### What is being asked
Repeat what the lines below say, word for word, and skip every image.

Start Material provided

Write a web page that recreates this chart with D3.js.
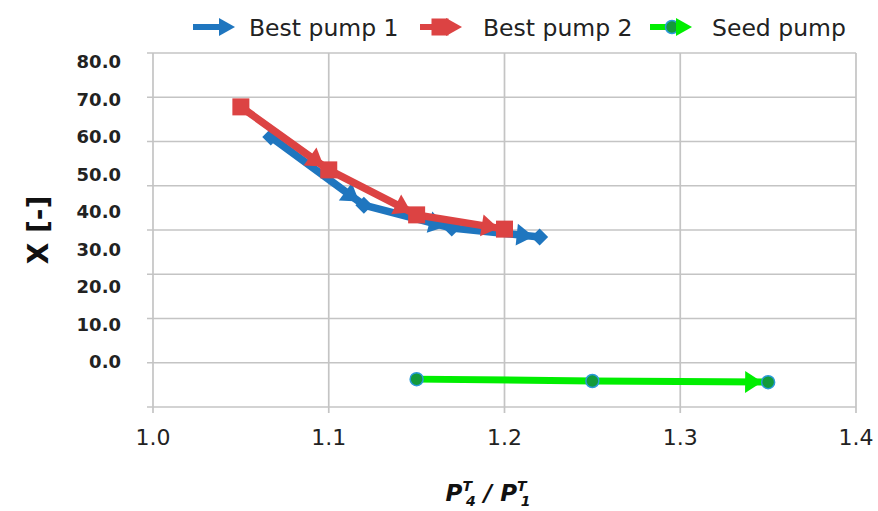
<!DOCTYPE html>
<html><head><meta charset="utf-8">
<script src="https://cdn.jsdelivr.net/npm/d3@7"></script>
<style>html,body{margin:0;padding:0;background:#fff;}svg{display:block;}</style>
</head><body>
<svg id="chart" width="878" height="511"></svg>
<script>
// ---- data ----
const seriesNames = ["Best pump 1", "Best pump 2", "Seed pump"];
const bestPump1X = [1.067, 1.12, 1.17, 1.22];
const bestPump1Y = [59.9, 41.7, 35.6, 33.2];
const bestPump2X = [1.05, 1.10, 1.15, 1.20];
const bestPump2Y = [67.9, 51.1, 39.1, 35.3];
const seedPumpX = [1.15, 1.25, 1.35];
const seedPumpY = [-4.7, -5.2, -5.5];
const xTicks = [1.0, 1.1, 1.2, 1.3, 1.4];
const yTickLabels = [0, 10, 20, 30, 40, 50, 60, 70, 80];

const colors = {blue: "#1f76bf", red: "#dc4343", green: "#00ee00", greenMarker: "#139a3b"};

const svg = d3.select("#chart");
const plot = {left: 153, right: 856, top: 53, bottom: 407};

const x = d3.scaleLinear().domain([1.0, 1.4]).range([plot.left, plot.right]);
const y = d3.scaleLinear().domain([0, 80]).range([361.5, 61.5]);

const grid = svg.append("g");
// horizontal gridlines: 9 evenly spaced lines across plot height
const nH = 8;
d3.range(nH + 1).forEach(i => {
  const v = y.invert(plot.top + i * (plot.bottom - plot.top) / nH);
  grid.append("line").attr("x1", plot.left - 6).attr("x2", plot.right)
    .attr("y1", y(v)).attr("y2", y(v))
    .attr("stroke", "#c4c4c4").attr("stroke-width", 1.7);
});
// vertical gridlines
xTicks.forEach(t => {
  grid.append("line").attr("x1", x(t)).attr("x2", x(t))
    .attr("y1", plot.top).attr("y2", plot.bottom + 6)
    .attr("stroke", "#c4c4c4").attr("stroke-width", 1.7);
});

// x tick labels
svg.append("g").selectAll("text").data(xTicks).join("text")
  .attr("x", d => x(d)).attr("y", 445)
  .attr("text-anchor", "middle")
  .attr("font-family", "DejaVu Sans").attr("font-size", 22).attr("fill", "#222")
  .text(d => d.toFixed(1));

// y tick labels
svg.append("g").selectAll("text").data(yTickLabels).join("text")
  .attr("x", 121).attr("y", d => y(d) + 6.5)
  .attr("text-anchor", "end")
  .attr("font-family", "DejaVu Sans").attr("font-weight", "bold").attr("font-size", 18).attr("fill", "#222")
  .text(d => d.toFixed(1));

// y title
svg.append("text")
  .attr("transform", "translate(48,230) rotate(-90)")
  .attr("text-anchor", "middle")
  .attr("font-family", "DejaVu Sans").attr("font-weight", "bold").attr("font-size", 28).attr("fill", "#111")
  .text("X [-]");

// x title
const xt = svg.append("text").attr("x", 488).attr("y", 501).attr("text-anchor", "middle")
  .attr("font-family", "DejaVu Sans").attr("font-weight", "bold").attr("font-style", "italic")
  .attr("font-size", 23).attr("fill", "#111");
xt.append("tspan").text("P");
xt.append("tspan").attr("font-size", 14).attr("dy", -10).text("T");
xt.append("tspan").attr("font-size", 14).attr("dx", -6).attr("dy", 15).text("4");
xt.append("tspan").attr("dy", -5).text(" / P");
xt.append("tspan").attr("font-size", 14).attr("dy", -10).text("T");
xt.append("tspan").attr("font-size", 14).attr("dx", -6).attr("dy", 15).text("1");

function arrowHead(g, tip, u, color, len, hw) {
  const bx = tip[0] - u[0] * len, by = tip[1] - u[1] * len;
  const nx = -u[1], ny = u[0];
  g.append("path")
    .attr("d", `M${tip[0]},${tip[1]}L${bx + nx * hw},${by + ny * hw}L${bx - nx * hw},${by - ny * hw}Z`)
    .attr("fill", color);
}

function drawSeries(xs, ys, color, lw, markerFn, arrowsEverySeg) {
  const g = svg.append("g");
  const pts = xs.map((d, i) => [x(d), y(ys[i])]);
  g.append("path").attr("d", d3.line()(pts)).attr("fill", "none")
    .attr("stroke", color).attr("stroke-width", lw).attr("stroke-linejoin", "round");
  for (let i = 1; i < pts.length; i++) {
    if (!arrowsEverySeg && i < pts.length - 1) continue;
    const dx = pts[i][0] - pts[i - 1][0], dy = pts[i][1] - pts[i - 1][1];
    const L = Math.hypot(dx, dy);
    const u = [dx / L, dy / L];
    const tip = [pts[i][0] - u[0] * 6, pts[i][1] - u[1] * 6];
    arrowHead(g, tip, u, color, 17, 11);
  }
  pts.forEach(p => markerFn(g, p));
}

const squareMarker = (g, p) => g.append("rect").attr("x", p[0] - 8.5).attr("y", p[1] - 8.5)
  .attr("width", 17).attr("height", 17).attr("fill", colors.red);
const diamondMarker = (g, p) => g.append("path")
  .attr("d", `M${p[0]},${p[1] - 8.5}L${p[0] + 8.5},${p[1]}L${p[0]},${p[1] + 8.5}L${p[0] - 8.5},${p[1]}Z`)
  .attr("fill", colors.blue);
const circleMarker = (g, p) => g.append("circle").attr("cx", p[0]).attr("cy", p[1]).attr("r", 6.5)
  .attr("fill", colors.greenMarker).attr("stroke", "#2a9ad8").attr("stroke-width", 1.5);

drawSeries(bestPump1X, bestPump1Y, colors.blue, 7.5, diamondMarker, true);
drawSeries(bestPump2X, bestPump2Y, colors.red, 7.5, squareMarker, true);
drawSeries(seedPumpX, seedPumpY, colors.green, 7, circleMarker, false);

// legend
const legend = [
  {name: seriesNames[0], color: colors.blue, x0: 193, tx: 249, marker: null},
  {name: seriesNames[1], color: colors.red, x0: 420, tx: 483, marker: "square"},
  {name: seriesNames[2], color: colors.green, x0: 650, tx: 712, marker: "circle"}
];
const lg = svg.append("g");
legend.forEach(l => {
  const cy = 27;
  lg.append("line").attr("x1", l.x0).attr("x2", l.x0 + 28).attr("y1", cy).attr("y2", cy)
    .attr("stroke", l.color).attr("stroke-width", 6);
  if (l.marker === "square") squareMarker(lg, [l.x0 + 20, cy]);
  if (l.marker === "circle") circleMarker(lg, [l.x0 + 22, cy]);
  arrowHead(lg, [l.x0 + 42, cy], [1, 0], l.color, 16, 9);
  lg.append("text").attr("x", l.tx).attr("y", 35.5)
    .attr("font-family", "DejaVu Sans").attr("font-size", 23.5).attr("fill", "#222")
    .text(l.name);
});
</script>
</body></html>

End Material provided

### Solution to this exercise
Write a web page that recreates this chart with D3.js.
<!DOCTYPE html>
<html><head><meta charset="utf-8">
<script src="https://cdn.jsdelivr.net/npm/d3@7"></script>
<style>html,body{margin:0;padding:0;background:#fff;}svg{display:block;}</style>
</head><body>
<svg id="chart" width="878" height="511"></svg>
<script>
// ---- data ----
const seriesNames = ["Best pump 1", "Best pump 2", "Seed pump"];
const bestPump1X = [1.067, 1.12, 1.17, 1.22];
const bestPump1Y = [59.9, 41.7, 35.6, 33.2];
const bestPump2X = [1.05, 1.10, 1.15, 1.20];
const bestPump2Y = [67.9, 51.1, 39.1, 35.3];
const seedPumpX = [1.15, 1.25, 1.35];
const seedPumpY = [-4.7, -5.2, -5.5];
const xTicks = [1.0, 1.1, 1.2, 1.3, 1.4];
const yTickLabels = [0, 10, 20, 30, 40, 50, 60, 70, 80];

const colors = {blue: "#1f76bf", red: "#dc4343", green: "#00ee00", greenMarker: "#139a3b"};

const svg = d3.select("#chart");
const plot = {left: 153, right: 856, top: 53, bottom: 407};

const x = d3.scaleLinear().domain([1.0, 1.4]).range([plot.left, plot.right]);
const y = d3.scaleLinear().domain([0, 80]).range([361.5, 61.5]);

const grid = svg.append("g");
// horizontal gridlines: 9 evenly spaced lines across plot height
const nH = 8;
d3.range(nH + 1).forEach(i => {
  const v = y.invert(plot.top + i * (plot.bottom - plot.top) / nH);
  grid.append("line").attr("x1", plot.left - 6).attr("x2", plot.right)
    .attr("y1", y(v)).attr("y2", y(v))
    .attr("stroke", "#c4c4c4").attr("stroke-width", 1.7);
});
// vertical gridlines
xTicks.forEach(t => {
  grid.append("line").attr("x1", x(t)).attr("x2", x(t))
    .attr("y1", plot.top).attr("y2", plot.bottom + 6)
    .attr("stroke", "#c4c4c4").attr("stroke-width", 1.7);
});

// x tick labels
svg.append("g").selectAll("text").data(xTicks).join("text")
  .attr("x", d => x(d)).attr("y", 445)
  .attr("text-anchor", "middle")
  .attr("font-family", "DejaVu Sans").attr("font-size", 22).attr("fill", "#222")
  .text(d => d.toFixed(1));

// y tick labels
svg.append("g").selectAll("text").data(yTickLabels).join("text")
  .attr("x", 121).attr("y", d => y(d) + 6.5)
  .attr("text-anchor", "end")
  .attr("font-family", "DejaVu Sans").attr("font-weight", "bold").attr("font-size", 18).attr("fill", "#222")
  .text(d => d.toFixed(1));

// y title
svg.append("text")
  .attr("transform", "translate(48,230) rotate(-90)")
  .attr("text-anchor", "middle")
  .attr("font-family", "DejaVu Sans").attr("font-weight", "bold").attr("font-size", 28).attr("fill", "#111")
  .text("X [-]");

// x title
const xt = svg.append("text").attr("x", 488).attr("y", 501).attr("text-anchor", "middle")
  .attr("font-family", "DejaVu Sans").attr("font-weight", "bold").attr("font-style", "italic")
  .attr("font-size", 23).attr("fill", "#111");
xt.append("tspan").text("P");
xt.append("tspan").attr("font-size", 14).attr("dy", -10).text("T");
xt.append("tspan").attr("font-size", 14).attr("dx", -6).attr("dy", 15).text("4");
xt.append("tspan").attr("dy", -5).text(" / P");
xt.append("tspan").attr("font-size", 14).attr("dy", -10).text("T");
xt.append("tspan").attr("font-size", 14).attr("dx", -6).attr("dy", 15).text("1");

function arrowHead(g, tip, u, color, len, hw) {
  const bx = tip[0] - u[0] * len, by = tip[1] - u[1] * len;
  const nx = -u[1], ny = u[0];
  g.append("path")
    .attr("d", `M${tip[0]},${tip[1]}L${bx + nx * hw},${by + ny * hw}L${bx - nx * hw},${by - ny * hw}Z`)
    .attr("fill", color);
}

function drawSeries(xs, ys, color, lw, markerFn, arrowsEverySeg) {
  const g = svg.append("g");
  const pts = xs.map((d, i) => [x(d), y(ys[i])]);
  g.append("path").attr("d", d3.line()(pts)).attr("fill", "none")
    .attr("stroke", color).attr("stroke-width", lw).attr("stroke-linejoin", "round");
  for (let i = 1; i < pts.length; i++) {
    if (!arrowsEverySeg && i < pts.length - 1) continue;
    const dx = pts[i][0] - pts[i - 1][0], dy = pts[i][1] - pts[i - 1][1];
    const L = Math.hypot(dx, dy);
    const u = [dx / L, dy / L];
    const tip = [pts[i][0] - u[0] * 6, pts[i][1] - u[1] * 6];
    arrowHead(g, tip, u, color, 17, 11);
  }
  pts.forEach(p => markerFn(g, p));
}

const squareMarker = (g, p) => g.append("rect").attr("x", p[0] - 8.5).attr("y", p[1] - 8.5)
  .attr("width", 17).attr("height", 17).attr("fill", colors.red);
const diamondMarker = (g, p) => g.append("path")
  .attr("d", `M${p[0]},${p[1] - 8.5}L${p[0] + 8.5},${p[1]}L${p[0]},${p[1] + 8.5}L${p[0] - 8.5},${p[1]}Z`)
  .attr("fill", colors.blue);
const circleMarker = (g, p) => g.append("circle").attr("cx", p[0]).attr("cy", p[1]).attr("r", 6.5)
  .attr("fill", colors.greenMarker).attr("stroke", "#2a9ad8").attr("stroke-width", 1.5);

drawSeries(bestPump1X, bestPump1Y, colors.blue, 7.5, diamondMarker, true);
drawSeries(bestPump2X, bestPump2Y, colors.red, 7.5, squareMarker, true);
drawSeries(seedPumpX, seedPumpY, colors.green, 7, circleMarker, false);

// legend
const legend = [
  {name: seriesNames[0], color: colors.blue, x0: 193, tx: 249, marker: null},
  {name: seriesNames[1], color: colors.red, x0: 420, tx: 483, marker: "square"},
  {name: seriesNames[2], color: colors.green, x0: 650, tx: 712, marker: "circle"}
];
const lg = svg.append("g");
legend.forEach(l => {
  const cy = 27;
  lg.append("line").attr("x1", l.x0).attr("x2", l.x0 + 28).attr("y1", cy).attr("y2", cy)
    .attr("stroke", l.color).attr("stroke-width", 6);
  if (l.marker === "square") squareMarker(lg, [l.x0 + 20, cy]);
  if (l.marker === "circle") circleMarker(lg, [l.x0 + 22, cy]);
  arrowHead(lg, [l.x0 + 42, cy], [1, 0], l.color, 16, 9);
  lg.append("text").attr("x", l.tx).attr("y", 35.5)
    .attr("font-family", "DejaVu Sans").attr("font-size", 23.5).attr("fill", "#222")
    .text(l.name);
});
</script>
</body></html>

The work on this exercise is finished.